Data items
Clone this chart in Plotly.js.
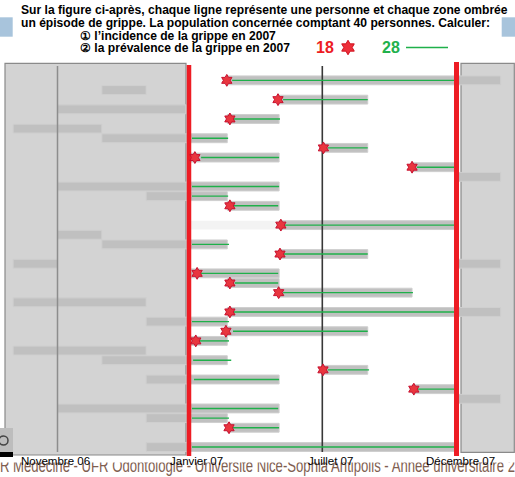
<!DOCTYPE html>
<html><head><meta charset="utf-8">
<script src="https://cdn.plot.ly/plotly-3.0.1.min.js"></script>
<style>html,body{margin:0;padding:0;background:#fff}#chart{width:515px;height:477px}</style>
</head><body><div id="chart"></div>
<script>
// Time axis: 1 unit = one grid step (Novembre 06 = 1, Janvier 07 ~ 4, Juillet 07 ~ 7, Décembre 07 = 10)
// Rows: one per person (40 persons, rows 0..39)
const episodeRow   = [1,2,3,4,5,6,7,8,9,10,11,12,13,14,16,17,18,19,20,20,21,22,23,24,25,26,27,28,29,30,31,32,33,34,35,36,37,39];
const episodeStart = [4.83,2,6,1,4.83,0,2,7,4,9,10,1,3,4.83,6,1,2,6,0,10,4,4.83,6,0,4.83,3,4.83,4,0,2,7,3,9,10,1,3,4.83,3];
const episodeEnd   = [11,3,8,3.9,6,2,4.83,8,6,10,11,6,4.83,6,10,2,4.83,8,1,11,6,6,9,3,11,4.83,8,4.83,3,4.83,8,6,10,11,6,4.83,6,10];

const faintRow = [16], faintStart = [4], faintEnd = [6];

// new cases in 2007 (incidence)
const starRow = [1,3,5,8,9,10,14,16,19,21,22,23,25,27,28,31,33,37];
const starX   = [4.82,5.975,4.89,7.0,4.10,9.0,4.89,6.04,6.02,4.15,4.89,5.99,4.89,4.80,4.12,6.99,9.04,4.87];

// cases present in 2007 (prevalence)
const greenRow   = [1,3,5,7,8,9,10,12,13,14,16,18,19,21,22,23,25,26,27,28,30,31,32,33,35,36,37,39];
const greenStart = [4.94,6.09,4.96,4.035,7.1,4.24,9.11,4.035,4.035,4.96,6.09,4.035,6.09,4.24,5.0,6.09,4.96,4.035,4.96,4.19,4.06,7.1,4.08,9.13,4.035,4.035,4.94,4.035];
const greenEnd   = [9.97,8.0,6.02,4.85,8.0,6.0,9.97,6.0,4.85,5.98,10.01,4.87,8.0,5.98,5.98,9.02,9.97,4.87,8.0,4.87,4.92,8.03,6.0,9.97,5.98,4.87,6.0,9.97];

const novX = 1.0, janX = 3.967, julX = 6.975, decX = 10.003;
const tickLabels = ['Novembre 06','Janvier 07','Juillet 07','Décembre 07'];
const tickLabelX = [0.96, 4.14, 7.17, 10.09];
const footerText = 'UFR Médecine - UFR Odontologie - Université Nice-Sophia Antipolis - Année universitaire 2007-2008';

// ---- pixel helpers (layout only) ----
const W = 515, H = 477;
const U0 = 13.18, UPX = 44.32;      // px = U0 + UPX*u
const K0 = 70.7, KPX = 9.65;        // py = K0 + KPX*k
const kOf = py => (py - K0) / KPX;
const uOf = px => (px - U0) / UPX;
const pxp = x => x / W, pyp = y => 1 - y / H;

const traces = [];
// slide footer (narrow font, partly hidden under the figure)
traces.push({type:'scatter', mode:'text', x:[uOf(276.4)], y:[kOf(467.2)], text:[footerText], textposition:'middle center',
  textfont:{family:'Liberation Sans, Arial, sans-serif', size:18, color:'#7f5e50'}, cliponaxis:false, hoverinfo:'skip'});
traces.push({type:'bar', orientation:'h', y:faintRow, base:faintStart,
  x:faintEnd.map((e,i)=>e-faintStart[i]), width:0.92,
  marker:{color:'#f3f3f3', line:{width:0}}, hoverinfo:'skip'});
traces.push({type:'bar', orientation:'h', y:episodeRow, base:episodeStart,
  x:episodeEnd.map((e,i)=>e-episodeStart[i]), width:0.92,
  marker:{color:'#c0c0c0', line:{color:'#cfcfcf', width:1}}, hoverinfo:'skip'});

function vline(x, k1, k2, color, w){
  return {type:'scatter', mode:'lines', x:[x,x], y:[k1,k2], line:{color:color, width:w}, hoverinfo:'skip'};
}
traces.push(vline(novX, kOf(66), kOf(452), '#8d8d8d', 1.5));
traces.push(vline(julX, kOf(66), kOf(452), '#383838', 1.6));

const gx = [], gy = [];
greenRow.forEach((r,i)=>{ gx.push(greenStart[i], greenEnd[i], null); gy.push(r, r, null); });
traces.push({type:'scatter', mode:'lines', x:gx, y:gy, line:{color:'#1fb04a', width:1.4}, hoverinfo:'skip'});

traces.push(vline(janX, kOf(65), kOf(456), '#ed1c24', 4.5));
traces.push(vline(decX, kOf(62), kOf(456), '#ed1c24', 5));

traces.push({type:'scatter', mode:'markers', x:starX, y:starRow,
  marker:{symbol:'hexagram', size:9, color:'#e8363f', line:{color:'#c8102e', width:1}}, hoverinfo:'skip'});

// legend marks
traces.push({type:'scatter', mode:'markers', x:[uOf(348)], y:[kOf(47.5)],
  marker:{symbol:'hexagram', size:11, color:'#ee2f3a', line:{color:'#d0101e', width:1}}, hoverinfo:'skip'});
traces.push({type:'scatter', mode:'lines', x:[uOf(406), uOf(448)], y:[kOf(47.5), kOf(47.5)],
  line:{color:'#1fb04a', width:1.4}, hoverinfo:'skip'});

const FONT = 'Liberation Sans, Arial, sans-serif';
const annotations = [];
tickLabels.forEach((t,i)=>annotations.push({xref:'x', yref:'paper', x:tickLabelX[i], y:pyp(461), xanchor:'center', yanchor:'middle',
  showarrow:false, text:t, font:{family:FONT, size:11.5, color:'#000'}}));
const titleLines = [
  ['Sur la figure ci-après, chaque ligne représente une personne et chaque zone ombrée', 19, 10],
  ['un épisode de grippe. La population concernée comptant 40 personnes. Calculer:', 19, 23],
  ['① l’incidence de la grippe en 2007', 78, 35.5],
  ['② la prévalence de la grippe en 2007', 78, 48]
];
titleLines.forEach(l=>annotations.push({xref:'paper', yref:'paper', x:pxp(l[1]), y:pyp(l[2]), xanchor:'left', yanchor:'middle',
  showarrow:false, text:'<b>'+l[0]+'</b>', font:{family:FONT, size:12.1, color:'#000'}}));
annotations.push({xref:'paper', yref:'paper', x:pxp(325), y:pyp(47.5), xanchor:'center', yanchor:'middle', showarrow:false,
  text:'<b>'+starRow.length+'</b>', font:{family:FONT, size:16, color:'#ed1c24'}});
annotations.push({xref:'paper', yref:'paper', x:pxp(391), y:pyp(47.5), xanchor:'center', yanchor:'middle', showarrow:false,
  text:'<b>'+greenRow.length+'</b>', font:{family:FONT, size:16, color:'#22b14c'}});

const shapes = [
  {type:'rect', xref:'x', yref:'y', x0:uOf(5), x1:uOf(186), y0:kOf(63.3), y1:kOf(455), layer:'below',
   fillcolor:'#d3d3d3', line:{color:'#8a8a8a', width:1.2}},
  {type:'rect', xref:'x', yref:'y', x0:uOf(461), x1:uOf(514.3), y0:kOf(63.3), y1:kOf(452.3), layer:'below',
   fillcolor:'#d3d3d3', line:{color:'#8a8a8a', width:1.2}},
  // white strip of the figure that hides the top of the footer
  {type:'rect', xref:'paper', yref:'paper', x0:0, x1:1, y0:pyp(462.5), y1:pyp(456.5), fillcolor:'#fff', line:{width:0}},
  {type:'rect', xref:'paper', yref:'paper', x0:0, x1:pxp(12.7), y0:pyp(36.7), y1:pyp(17.3), fillcolor:'#a8c4dc', line:{width:0}},
  {type:'rect', xref:'paper', yref:'paper', x0:pxp(501.7), x1:1, y0:pyp(36.7), y1:pyp(17.3), fillcolor:'#a8c4dc', line:{width:0}},
  {type:'rect', xref:'paper', yref:'paper', x0:0, x1:pxp(13), y0:pyp(452), y1:pyp(428), fillcolor:'#bdbdbd', line:{width:0}},
  {type:'circle', xref:'paper', yref:'paper', x0:pxp(-1), x1:pxp(8), y0:pyp(445), y1:pyp(436), line:{color:'#444', width:1.5}},
  {type:'rect', xref:'paper', yref:'paper', x0:0, x1:pxp(13), y0:pyp(457), y1:pyp(452), fillcolor:'#000', line:{width:0}}
];

const layout = {
  width:W, height:H, margin:{l:0,r:0,t:0,b:0}, paper_bgcolor:'#fff', plot_bgcolor:'#fff',
  showlegend:false, barmode:'overlay',
  xaxis:{range:[uOf(0), uOf(W)], showgrid:false, zeroline:false, showticklabels:false, fixedrange:true},
  yaxis:{range:[kOf(H), kOf(0)], showgrid:false, zeroline:false, showticklabels:false, fixedrange:true},
  shapes:shapes, annotations:annotations
};
Plotly.newPlot('chart', traces, layout, {displayModeBar:false, staticPlot:true}).then(()=>{
  // the footer uses a narrow face: compress its glyphs to the narrow width
  document.querySelectorAll('#chart .textpoint text').forEach(t=>{
    t.setAttribute('textLength', '588');
    t.setAttribute('lengthAdjust', 'spacingAndGlyphs');
  });
});
</script></body></html>
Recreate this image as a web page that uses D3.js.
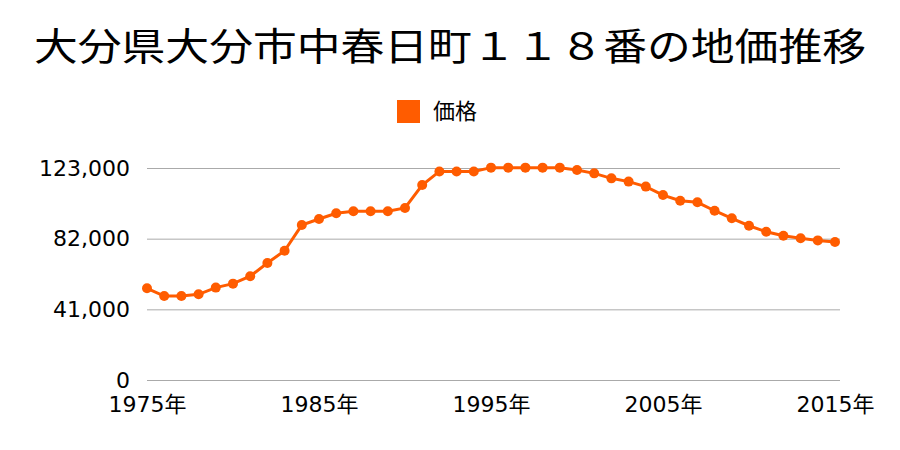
<!DOCTYPE html>
<html><head><meta charset="utf-8">
<script src="https://cdn.jsdelivr.net/npm/d3@7"></script>
<style>body{margin:0;background:#fff}svg{display:block}</style>
</head><body><svg id="c" width="900" height="450"></svg>
<script>
const title = "大分県大分市中春日町１１８番の地価推移";
const seriesName = "価格";
const years = d3.range(1975, 2016);
const prices = [
 53200, 48700, 48700, 49700, 53600, 55900, 60200, 67900, 75000, 89900,
 93400, 96700, 97900, 97900, 97900, 99800, 113100, 121000, 121000, 121000,
 123200, 123200, 123200, 123200, 123200, 121800, 119900, 117000, 115100, 112200,
 107300, 104000, 103100, 98200, 93800, 89500, 86000, 83700, 82200, 81000, 80100
];
const yTicks = [0, 41000, 82000, 123000];
const xTicks = [1975, 1985, 1995, 2005, 2015];
const color = "#ff5c00";

const svg = d3.select("#c");
const font = "'Noto Sans CJK JP', 'Noto Sans', sans-serif";
const numFont = "'DejaVu Sans', 'Noto Sans CJK JP', sans-serif";
const x = d3.scaleLinear().domain([1975, 2015]).range([147, 835]);
const y = d3.scaleLinear().domain([0, 123000]).range([380, 168]);

svg.append("text").attr("x", 450).attr("y", 60).attr("text-anchor", "middle")
  .attr("font-family", font).attr("font-size", 38).attr("fill", "#000")
  .attr("textLength", 832).attr("lengthAdjust", "spacingAndGlyphs").text(title);

svg.append("rect").attr("x", 397).attr("y", 100).attr("width", 23).attr("height", 23).attr("fill", color);
svg.append("text").attr("x", 433).attr("y", 119).attr("font-family", font).attr("font-size", 22)
  .attr("fill", "#000").text(seriesName);

const yAxis = d3.axisLeft(y).tickValues(yTicks).tickSize(-(840 - 147)).tickPadding(17)
  .tickFormat(d3.format(","));
const gy = svg.append("g").attr("transform", "translate(147,0)").call(yAxis);
gy.select(".domain").remove();
gy.selectAll(".tick line").attr("stroke", "#aaa").attr("stroke-width", 1);
gy.selectAll(".tick text").attr("font-family", numFont).attr("font-size", 22).attr("fill", "#000");

const xAxis = d3.axisBottom(x).tickValues(xTicks).tickSize(0).tickPadding(16)
  .tickFormat(d => d + "年");
const gx = svg.append("g").attr("transform", "translate(0,380)").call(xAxis);
gx.select(".domain").remove();
gx.selectAll(".tick text").attr("font-family", numFont).attr("font-size", 22).attr("fill", "#000");

const data = years.map((yr, i) => ({yr, v: prices[i]}));
svg.append("path").datum(data).attr("fill", "none").attr("stroke", color).attr("stroke-width", 3)
  .attr("d", d3.line().x(d => x(d.yr)).y(d => y(d.v)));
svg.selectAll("circle.pt").data(data).join("circle").attr("class", "pt")
  .attr("cx", d => x(d.yr)).attr("cy", d => y(d.v)).attr("r", 5).attr("fill", color);
</script></body></html>
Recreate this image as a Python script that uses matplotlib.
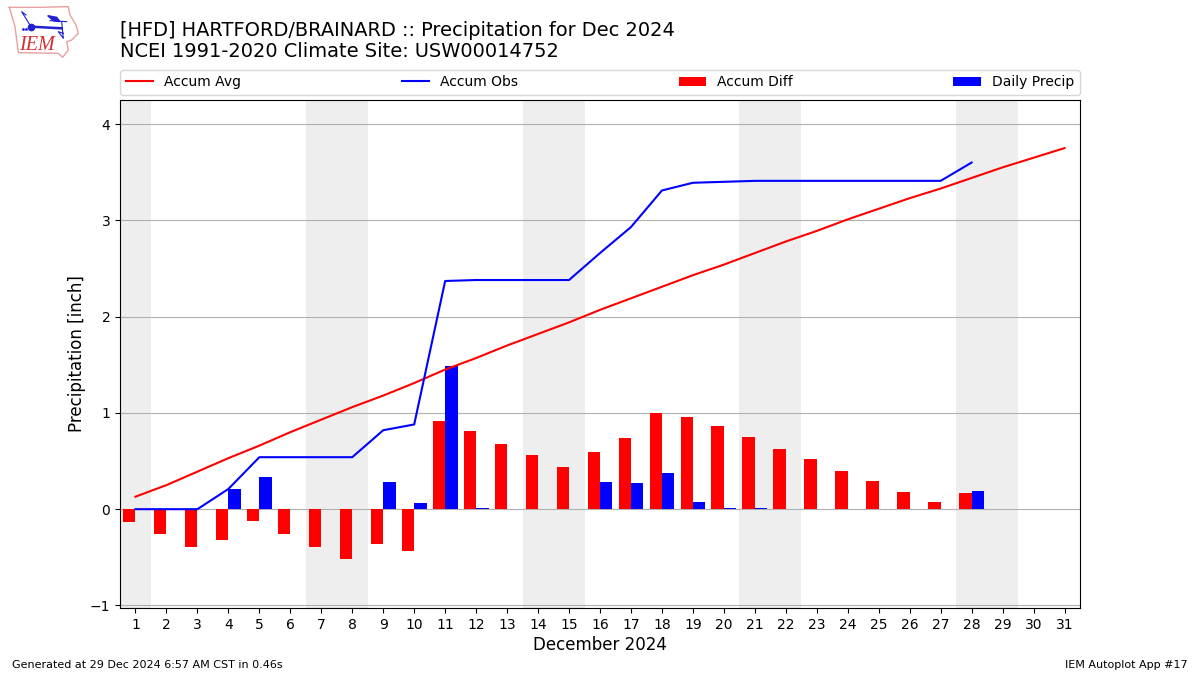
#!/usr/bin/env python3
"""
HFD December 2024 accumulated precipitation chart
"""

import matplotlib
matplotlib.use('Agg')
import matplotlib.pyplot as plt

days = list(range(1, 32))
weekend_days = [1, 7, 8, 14, 15, 21, 22, 28, 29]

accum_avg = [0.13, 0.25, 0.39, 0.53, 0.66, 0.80, 0.93, 1.06, 1.18, 1.31, 1.45,
             1.57, 1.70, 1.82, 1.94, 2.07, 2.19, 2.31, 2.43, 2.54, 2.66, 2.78,
             2.89, 3.01, 3.12, 3.23, 3.33, 3.44, 3.55, 3.65, 3.75]

# 観測は28日まで
obs_days = list(range(1, 29))
accum_obs = [0.0, 0.0, 0.0, 0.21, 0.54, 0.54, 0.54, 0.54, 0.82, 0.88, 2.37,
             2.38, 2.38, 2.38, 2.38, 2.66, 2.93, 3.31, 3.39, 3.40, 3.41, 3.41,
             3.41, 3.41, 3.41, 3.41, 3.41, 3.60]
accum_diff = [-0.13, -0.255, -0.39, -0.32, -0.12, -0.255, -0.39, -0.515, -0.36,
              -0.43, 0.92, 0.81, 0.68, 0.56, 0.44, 0.595, 0.74, 1.00, 0.96,
              0.865, 0.75, 0.63, 0.52, 0.40, 0.29, 0.18, 0.075, 0.17]
daily_precip = [0.0, 0.0, 0.0, 0.21, 0.335, 0.0, 0.0, 0.0, 0.28, 0.065, 1.49,
                0.01, 0.0, 0.0, 0.0, 0.28, 0.27, 0.38, 0.075, 0.01, 0.01, 0.0,
                0.0, 0.0, 0.0, 0.0, 0.0, 0.19]

title = ("[HFD] HARTFORD/BRAINARD :: Precipitation for Dec 2024\n"
         "NCEI 1991-2020 Climate Site: USW00014752")

fig = plt.figure(figsize=(12, 6.75), dpi=100)
ax = fig.add_axes([0.1, 0.0993, 0.8, 0.7526])

# 週末の網掛け
for day in weekend_days:
    ax.axvspan(day - 0.5, day + 0.5, facecolor='#EEEEEE', edgecolor='none', zorder=0)

ax.plot(days, accum_avg, color='red', linewidth=1.5, label='Accum Avg', zorder=3)
ax.plot(obs_days, accum_obs, color='blue', linewidth=1.5, label='Accum Obs', zorder=3)
ax.bar([d - 0.4 for d in obs_days], accum_diff, width=0.4, align='edge',
       color='red', label='Accum Diff', zorder=2)
ax.bar(obs_days, daily_precip, width=0.4, align='edge',
       color='blue', label='Daily Precip', zorder=2)

ax.set_xlim(0.5, 31.5)
ax.set_ylim(-1.026, 4.25)
ax.set_xticks(days)
ax.set_yticks([-1, 0, 1, 2, 3, 4])
ax.yaxis.grid(True, color='#B0B0B0', linewidth=0.8)
ax.set_axisbelow(True)
ax.tick_params(labelsize=10)
ax.set_xlabel('December 2024', fontsize=12, labelpad=3.3)
ax.set_ylabel('Precipitation [inch]', fontsize=12, labelpad=2.5)

ax.legend(loc='lower left', bbox_to_anchor=(0, 1.010, 1, 0.05), ncols=4,
          mode='expand', borderaxespad=0, fontsize=10)

fig.text(0.1, 0.9100, title, fontsize=13.95, ha='left', va='bottom', linespacing=1.15)
fig.text(0.01, 0.0075, 'Generated at 29 Dec 2024 6:57 AM CST in 0.46s', fontsize=8,
         ha='left', va='bottom')
fig.text(0.99, 0.0075, 'IEM Autoplot App #17', fontsize=8, ha='right', va='bottom')

# ロゴ（アイオワ州の輪郭と天気記号）
logo = fig.add_axes([0, 1 - 60 / 675, 85 / 1200, 60 / 675])
logo.set_xlim(0, 255)
logo.set_ylim(180, 0)
logo.axis('off')
logo.plot([28, 115, 205, 210, 228, 235, 215, 200, 205, 188, 175, 55, 45, 28],
          [22, 22, 20, 45, 75, 100, 120, 125, 150, 172, 160, 158, 80, 22],
          color='#E8A0A0', linewidth=1)
logo.plot([93, 185], [80, 85], color='#2020D0', linewidth=1.8)
logo.plot([93], [80], marker='o', color='#2020D0', markersize=4.5)
logo.plot([93, 65, 78], [80, 35, 45], color='#2020D0', linewidth=0.8)
logo.plot([70, 78], [88, 88], linestyle='none', marker='.', color='#2020D0', markersize=2)
logo.fill([143, 170, 180, 160], [47, 52, 65, 62], color='#2020D0')
logo.plot([150, 200], [62, 65], color='#2020D0', linewidth=0.8)
logo.plot([185, 190, 175, 190], [65, 115, 95, 100], color='#2020D0', linewidth=0.8)
logo.text(112, 135, 'IEM', color='#D03030', fontsize=14.5, fontstyle='italic',
          family='Liberation Serif', ha='center', va='center')

plt.savefig('out.png', dpi=100)
plt.close()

### Required work
Above are some entries; copy exactly the lines from the line with "Recreate this image as a Python" through the line with "ax = fig.add_axes([0.1, 0.0993, 0.8, 0.7526])", both included, but none of the pictures.

### Right answer
Recreate this image as a Python script that uses matplotlib.
#!/usr/bin/env python3
"""
HFD December 2024 accumulated precipitation chart
"""

import matplotlib
matplotlib.use('Agg')
import matplotlib.pyplot as plt

days = list(range(1, 32))
weekend_days = [1, 7, 8, 14, 15, 21, 22, 28, 29]

accum_avg = [0.13, 0.25, 0.39, 0.53, 0.66, 0.80, 0.93, 1.06, 1.18, 1.31, 1.45,
             1.57, 1.70, 1.82, 1.94, 2.07, 2.19, 2.31, 2.43, 2.54, 2.66, 2.78,
             2.89, 3.01, 3.12, 3.23, 3.33, 3.44, 3.55, 3.65, 3.75]

# 観測は28日まで
obs_days = list(range(1, 29))
accum_obs = [0.0, 0.0, 0.0, 0.21, 0.54, 0.54, 0.54, 0.54, 0.82, 0.88, 2.37,
             2.38, 2.38, 2.38, 2.38, 2.66, 2.93, 3.31, 3.39, 3.40, 3.41, 3.41,
             3.41, 3.41, 3.41, 3.41, 3.41, 3.60]
accum_diff = [-0.13, -0.255, -0.39, -0.32, -0.12, -0.255, -0.39, -0.515, -0.36,
              -0.43, 0.92, 0.81, 0.68, 0.56, 0.44, 0.595, 0.74, 1.00, 0.96,
              0.865, 0.75, 0.63, 0.52, 0.40, 0.29, 0.18, 0.075, 0.17]
daily_precip = [0.0, 0.0, 0.0, 0.21, 0.335, 0.0, 0.0, 0.0, 0.28, 0.065, 1.49,
                0.01, 0.0, 0.0, 0.0, 0.28, 0.27, 0.38, 0.075, 0.01, 0.01, 0.0,
                0.0, 0.0, 0.0, 0.0, 0.0, 0.19]

title = ("[HFD] HARTFORD/BRAINARD :: Precipitation for Dec 2024\n"
         "NCEI 1991-2020 Climate Site: USW00014752")

fig = plt.figure(figsize=(12, 6.75), dpi=100)
ax = fig.add_axes([0.1, 0.0993, 0.8, 0.7526])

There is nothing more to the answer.